Über viele Jahre bestand in der amerikanischen Aussenpolitik jedoch auch ein Konsens, dass der Konflikt im Heiligen Land durch eine Zweistaatenlösung beigelegt werden muss. Demokratische und republikanische Präsidenten (Clinton, Bush und Obama) drängten zumindest vordergründig darauf. «Israels Regierung muss verstehen, dass die strategische Beziehung mit den USA davon abhängt, wie aktiv sie einen Frieden mit den Palästinensern sucht», schrieb Cordesman.

Unter Donald Trump verabschiedeten sich die Republikaner indes weitgehend von dieser Forderung. Ohne israelische Gegenleistungen verlegte er die amerikanische Botschaft nach Jerusalem, anerkannte die israelische Annexion der Golanhöhen und sandte einen Fürsprecher der jüdischen Siedlerbewegung als Botschafter nach Israel. Netanyahu nutzt die zunehmende Kluft zwischen den Republikanern und den Demokraten in der Aussenpolitik aus, um die eine Partei gegen die andere auszuspielen.

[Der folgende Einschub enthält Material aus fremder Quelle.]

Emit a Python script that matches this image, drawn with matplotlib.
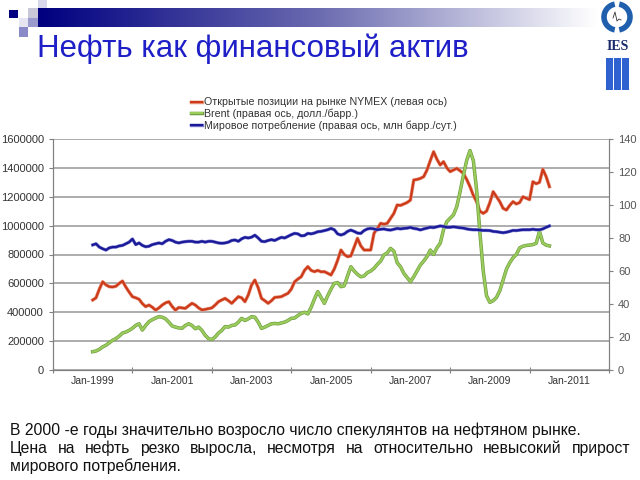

So bewegt sich Biden in der Nahostpolitik in einem Minenfeld. Wohin er sich auch bewegt, es droht Ungemach. Um Netanyahu zur Deeskalation zu zwingen, müsste er die militärische Unterstützung für Israel ernsthaft infrage stellen. Ohne einen parteiübergreifenden Konsens wäre dies jedoch ein politisches Himmelfahrtskommando. Im Mai setzte Biden eine Lieferung schwerer Bomben an Israel aus. Sofort sprachen die Republikaner von einem Waffenembargo und einem Betrug an Israel, der die Existenz und Sicherheit des Landes gefährde.

Die Aggressionen und der Terror der Hamas, des Hizbullah, der Huthi-Miliz in Jemen und Irans verleihen den republikanischen Vorwürfen eine Berechtigung. Auch sie wollen wie Netanyahu keine Zweistaatenlösung. Teherans «Achse des Widerstands» führt einen Zermürbungskrieg gegen Israel. Und je bedrohlicher die Feinde Israels auftreten, desto weniger dürften die USA zur israelischen Regierung auf Distanz gehen. Vielleicht müsste Biden deshalb am besten eine Doppelstrategie anwenden, wie sie der Journalist und Nahostexperte Thomas Friedman im Januar in der «New York Times» skizzierte. Einerseits gilt es gegenüber Iran und seinen Milizen ein klares Zeichen der Abschreckung zu setzen, um dann anderseits gegenüber Israel wieder auf eine Friedenslösung mit den Palästinensern drängen zu können. Aber so kurz vor der Präsidentschaftswahl und dem Ende seiner Amtszeit ist fraglich, ob Biden das Risiko einer solchen Strategie eingehen will.